One thing that we have in place on the sign_in page is a Cloudflare Challenge. So if the page is loaded, and left stale for a while, and after the challenge is passed the login form is submitted, this might cause an issue. Going back might also cause this challenge to fail, however, that would be displayed as a 503 from Cloudflare.
But the screenshot looks like a GitLab one, not a stylized Cloudflare Error page, so I am not sure what is happening here.
@dblessing Sorry, I did not see this earlier.
We never see the challenge, this is all wrapped away in Cloudflare. If we suspect an issue here, I would suggest reaching out to Cloudflare directly.
It might still be related but something within GitLab is happening here. Otherwise we'd get a Cloudflare error page, as you mentioned. I think we need to keep digging but I'm not sure where to go.
This ~"group::authentication and authorization" bug has at most 25% of the SLO duration remaining and is ~"approaching-SLO" breach. Please consider taking action before this becomes a ~"missed-SLO" in 7 days (2022-01-20).
@hsutor@dennis@lmcandrew This S1 bug is a year and a half old compared to our S1 SLO of 30 days. Gently requesting prioritization into %14.8 if possible, or review of the severity to see if it can be reduced. Thank you kindly!

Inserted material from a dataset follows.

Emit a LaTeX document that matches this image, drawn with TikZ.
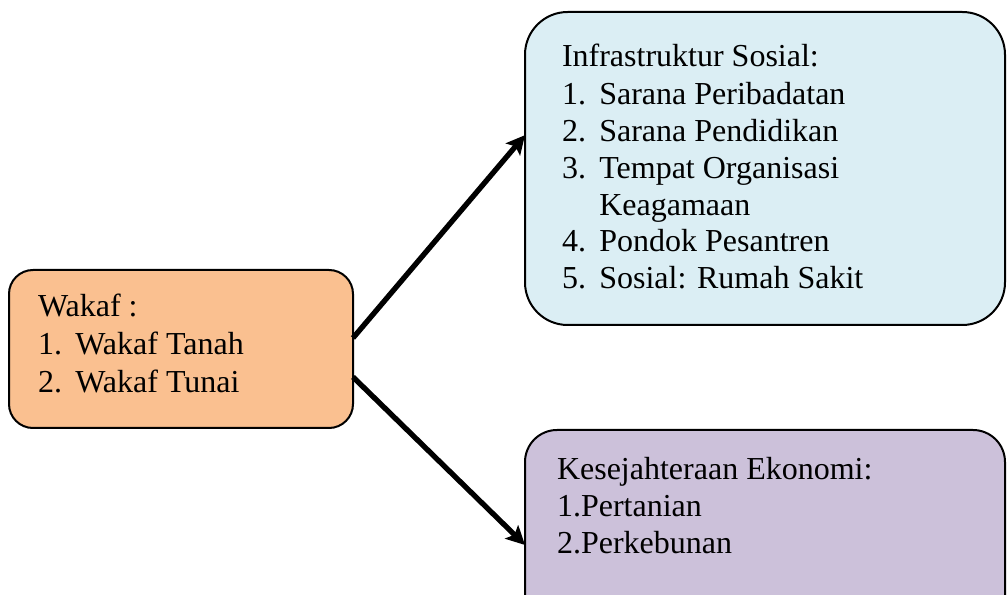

At first glance this doesn't seem like a priority1 nor severity1. There isn't justification as to why this was given a severity1 label in the first place.
I think we can safely downgrade this a couple of levels but I'll leave it to @hsutor or @lmcandrew to adjust accordingly.
@dennis@tpazitny Thank you both- I've downgraded this since it doesn't seem to have a whole lot of traction. It also looks like we explored this in detail 10 months ago and couldn't find exactly what's wrong/how to fix it, making this a tough sell from a Product perspective when comparing LoE required and severity of the issue.
Issue is still reproducible on Gitlab 17.6, after waiting 4 hours.
In reference to this comment, Cloudfare now uses a cf_clearance token to store proof of successfully passed challenges so it is probably a Gitlab issue.